Rumours of shrinking provincial grants has Red Deer contemplating how far it can stretch its capital budget.
The $1.4-billion municipal infrastructure program, called the Municipal Sustainability Initiative, could be slashed again in the face of Alberta’s growing deficit.
“We are worried, but we have nothing official to go on yet,” Mayor Morris Flewwelling said this week.
Funding to municipalities has already fallen short compared to what Alberta’s Conservative government promised for the 10-year program.
This year, Red Deer’s share dropped from a projected $12.4 million to just over $8 million.
Next year, the city is in line for $29 million.

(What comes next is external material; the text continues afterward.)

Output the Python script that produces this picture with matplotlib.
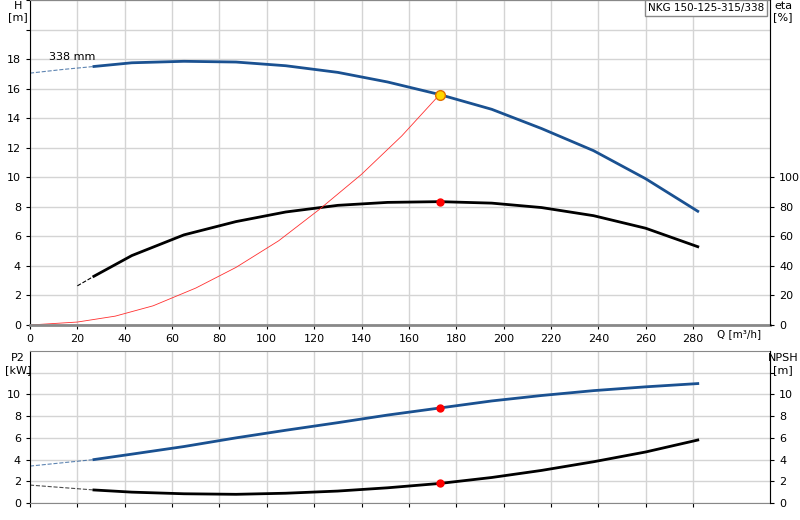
import numpy as np
import matplotlib.pyplot as plt

# pump curve data
q_h = [27, 43, 65, 87, 108, 130, 151, 173, 195, 216, 238, 260, 282]
h = [17.5, 17.75, 17.85, 17.8, 17.55, 17.1, 16.45, 15.6, 14.6, 13.3, 11.8, 9.9, 7.7]
q_h_ext = [0, 14, 27]
h_ext = [17.05, 17.3, 17.5]

q_eta = [27, 43, 65, 87, 108, 130, 151, 173, 195, 216, 238, 260, 282]
eta = [33, 47, 61, 70, 76.5, 81, 83, 83.5, 82.5, 79.5, 74, 65.5, 53]
q_eta_ext = [20, 27]
eta_ext = [26.5, 33]

q_sys = [0, 20, 36, 52, 70, 87, 105, 122, 140, 157, 173]
h_sys = [0, 0.2, 0.6, 1.3, 2.5, 3.9, 5.7, 7.8, 10.2, 12.8, 15.6]

q_p2 = [27, 43, 65, 87, 108, 130, 151, 173, 195, 216, 238, 260, 282]
p2 = [4.0, 4.5, 5.2, 6.0, 6.7, 7.4, 8.1, 8.75, 9.4, 9.9, 10.35, 10.7, 11.0]
q_p2_ext = [0, 27]
p2_ext = [3.4, 4.0]

q_npsh = [27, 43, 65, 87, 108, 130, 151, 173, 195, 216, 238, 260, 282]
npsh = [1.2, 1.0, 0.85, 0.8, 0.9, 1.1, 1.4, 1.8, 2.35, 3.0, 3.8, 4.7, 5.8]
q_npsh_ext = [0, 27]
npsh_ext = [1.65, 1.2]

q_duty = 173
blue = '#1a5191'
grid_c = '#d4d4d4'

fig = plt.figure(figsize=(8, 5.2), dpi=100)
ax1 = fig.add_axes([30/800, 1 - 325/520, 740/800, 325/520])
ax2 = fig.add_axes([30/800, 1 - 503/520, 740/800, 152/520])

for ax in (ax1, ax2):
    ax.set_xlim(0, 312.5)
    ax.set_xticks(range(0, 300, 20))
    ax.grid(True, color=grid_c, linewidth=1)
    ax.set_axisbelow(True)
    for s in ax.spines.values():
        s.set_color('#888888')
    ax.spines['left'].set_color('black')
    ax.tick_params(labelsize=8, length=3)

# top chart
ax1.set_ylim(0, 22)
ax1.set_yticks(range(0, 23, 2))
ax1.set_yticklabels([str(v) if v <= 18 else '' for v in range(0, 23, 2)])
ax1.set_xticklabels([str(v) for v in range(0, 300, 20)])
ax1.spines['bottom'].set_color('#888888')
ax1.spines['bottom'].set_linewidth(2)
ax1.plot(q_h_ext, h_ext, '--', color=blue, lw=0.8, alpha=0.7)
ax1.plot(q_h, h, color=blue, lw=2)
ax1.plot(q_eta_ext, [e/10 for e in eta_ext], '--', color='black', lw=0.8)
ax1.plot(q_eta, [e/10 for e in eta], color='black', lw=2)
ax1.plot(q_sys, h_sys, color='#ff3030', lw=0.6)
ax1.plot(q_duty, 15.6, 'o', color='#ffd700', mec='#e07000', ms=7, zorder=5)
ax1.plot(q_duty, 8.35, 'o', color='red', ms=5, zorder=5)
ax1.text(8, 17.95, '338 mm', fontsize=8)
ax1.text(-5, 21.95, 'H\n[m]', fontsize=8, ha='center', va='top')
ax1.text(318, 21.95, 'eta\n[%]', fontsize=8, ha='center', va='top')
ax1.text(290, -0.3, 'Q [m³/h]', fontsize=7.5, va='top')
ax1.text(310, 21.8, 'NKG 150-125-315/338', fontsize=7.5, ha='right', va='top',
         bbox=dict(facecolor='white', edgecolor='#888888', pad=2))
ax1r = ax1.twinx()
ax1r.set_ylim(0, 220)
ax1r.set_yticks(range(0, 101, 20))
ax1r.tick_params(labelsize=8, length=3)
for s in ax1r.spines.values():
    s.set_visible(False)
ax1r.spines['right'].set_visible(True)
ax1r.spines['right'].set_color('black')

# bottom chart
ax2.set_ylim(0, 14)
ax2.set_yticks(range(0, 13, 2))
ax2.set_yticklabels([str(v) if v <= 10 else '' for v in range(0, 13, 2)])
ax2.tick_params(labelbottom=False)
ax2.plot(q_p2_ext, p2_ext, '--', color=blue, lw=0.8, alpha=0.7)
ax2.plot(q_p2, p2, color=blue, lw=2)
ax2.plot(q_npsh_ext, npsh_ext, '--', color='black', lw=0.8, alpha=0.7)
ax2.plot(q_npsh, npsh, color='black', lw=2)
ax2.plot(q_duty, 8.75, 'o', color='red', ms=5, zorder=5)
ax2.plot(q_duty, 1.8, 'o', color='red', ms=5, zorder=5)
ax2.text(-5, 13.8, 'P2\n[kW]', fontsize=8, ha='center', va='top')
ax2.text(318, 13.8, 'NPSH\n[m]', fontsize=8, ha='center', va='top')
ax2r = ax2.twinx()
ax2r.set_ylim(0, 14)
ax2r.set_yticks(range(0, 13, 2))
ax2r.set_yticklabels([str(v) if v <= 10 else '' for v in range(0, 13, 2)])
ax2r.tick_params(labelsize=8, length=3)
for s in ax2r.spines.values():
    s.set_visible(False)
ax2r.spines['right'].set_visible(True)
ax2r.spines['right'].set_color('black')

fig.savefig('out.png', dpi=100)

“It could be as much as last year, but the rumours I’m hearing is it won’t even be that,” the mayor said.
The city could come out $140 million short over the 10 years if funding stays flat, or worse if the province goes back on its plan to boost payouts each year, he said.
Red Deer is preparing its capital budget, which will go before council in December.

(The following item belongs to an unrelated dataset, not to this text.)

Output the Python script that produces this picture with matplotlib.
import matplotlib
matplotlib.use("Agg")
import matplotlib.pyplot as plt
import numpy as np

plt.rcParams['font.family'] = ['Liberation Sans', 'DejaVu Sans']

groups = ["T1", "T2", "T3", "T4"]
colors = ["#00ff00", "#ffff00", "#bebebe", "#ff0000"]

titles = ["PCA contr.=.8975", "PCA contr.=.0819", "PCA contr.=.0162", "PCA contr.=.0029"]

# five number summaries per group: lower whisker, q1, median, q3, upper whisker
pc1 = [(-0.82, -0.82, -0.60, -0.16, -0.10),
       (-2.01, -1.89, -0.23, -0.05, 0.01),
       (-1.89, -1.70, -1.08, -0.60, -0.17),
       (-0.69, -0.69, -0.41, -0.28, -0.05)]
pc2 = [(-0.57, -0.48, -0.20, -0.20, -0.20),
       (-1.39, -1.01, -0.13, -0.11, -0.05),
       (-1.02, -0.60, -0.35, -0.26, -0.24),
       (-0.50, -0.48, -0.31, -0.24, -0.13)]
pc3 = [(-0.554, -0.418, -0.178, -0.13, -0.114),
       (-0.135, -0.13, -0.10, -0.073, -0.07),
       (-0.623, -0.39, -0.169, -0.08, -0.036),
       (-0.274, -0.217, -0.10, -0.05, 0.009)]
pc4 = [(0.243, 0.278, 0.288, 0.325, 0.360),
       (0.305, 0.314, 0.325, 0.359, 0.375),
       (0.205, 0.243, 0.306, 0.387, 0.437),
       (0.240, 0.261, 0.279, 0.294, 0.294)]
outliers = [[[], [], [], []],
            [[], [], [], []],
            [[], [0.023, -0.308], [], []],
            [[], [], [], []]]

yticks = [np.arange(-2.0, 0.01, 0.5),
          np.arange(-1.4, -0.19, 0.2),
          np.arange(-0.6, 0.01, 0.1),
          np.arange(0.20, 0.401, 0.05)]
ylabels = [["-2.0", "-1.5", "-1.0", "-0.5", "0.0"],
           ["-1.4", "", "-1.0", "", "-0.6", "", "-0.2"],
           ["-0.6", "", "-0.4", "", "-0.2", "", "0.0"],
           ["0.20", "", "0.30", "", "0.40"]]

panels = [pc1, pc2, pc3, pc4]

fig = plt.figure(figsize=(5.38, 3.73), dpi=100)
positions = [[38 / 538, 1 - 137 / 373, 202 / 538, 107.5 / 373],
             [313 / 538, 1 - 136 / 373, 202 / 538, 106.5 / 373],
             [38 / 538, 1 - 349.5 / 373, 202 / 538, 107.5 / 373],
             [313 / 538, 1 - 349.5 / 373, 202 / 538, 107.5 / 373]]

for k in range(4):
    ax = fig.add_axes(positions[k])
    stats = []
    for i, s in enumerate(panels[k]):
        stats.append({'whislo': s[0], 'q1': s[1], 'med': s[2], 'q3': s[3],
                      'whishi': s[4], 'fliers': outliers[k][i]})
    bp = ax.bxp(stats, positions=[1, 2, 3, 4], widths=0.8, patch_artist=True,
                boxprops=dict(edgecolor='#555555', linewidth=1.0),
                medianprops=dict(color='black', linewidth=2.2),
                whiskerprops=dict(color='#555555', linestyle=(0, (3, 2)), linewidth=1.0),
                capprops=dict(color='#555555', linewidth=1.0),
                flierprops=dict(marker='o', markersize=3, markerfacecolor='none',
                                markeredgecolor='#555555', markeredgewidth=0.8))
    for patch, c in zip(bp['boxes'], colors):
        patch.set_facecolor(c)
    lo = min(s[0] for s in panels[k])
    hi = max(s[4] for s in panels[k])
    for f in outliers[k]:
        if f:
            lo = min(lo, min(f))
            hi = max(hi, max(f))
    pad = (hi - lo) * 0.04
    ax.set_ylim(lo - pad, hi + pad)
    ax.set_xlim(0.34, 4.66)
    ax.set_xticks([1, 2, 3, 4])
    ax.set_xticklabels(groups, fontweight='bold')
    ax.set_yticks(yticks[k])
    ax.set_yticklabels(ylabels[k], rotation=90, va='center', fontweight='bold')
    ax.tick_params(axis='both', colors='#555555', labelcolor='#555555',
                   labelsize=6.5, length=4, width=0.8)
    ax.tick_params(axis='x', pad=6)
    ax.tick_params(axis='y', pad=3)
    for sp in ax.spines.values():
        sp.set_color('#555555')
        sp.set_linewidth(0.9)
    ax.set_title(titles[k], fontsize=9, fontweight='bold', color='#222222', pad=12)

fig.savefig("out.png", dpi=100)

The only relief in sight is coming in the form of lower capital costs like drywall, labour, concrete, wood and fuel, Flewwelling said.
Some projects in the city’s 10-year capital plan, like the $58-million Civic Centre project, could be pushed further into the future.
But delaying projects is not in the best interests of the city and its citizens, Flewwelling said.
“What happens is you get these gaps and you get the pent up demand.”
He said visitors rave over amenities like the Waskasoo Park trail system, the range of international businesses that call the city home, social programming like the city’s plan to end homelessness, and arts activities.
Red Deer is a leader in Canada and that’s how it should remain, Flewwelling said.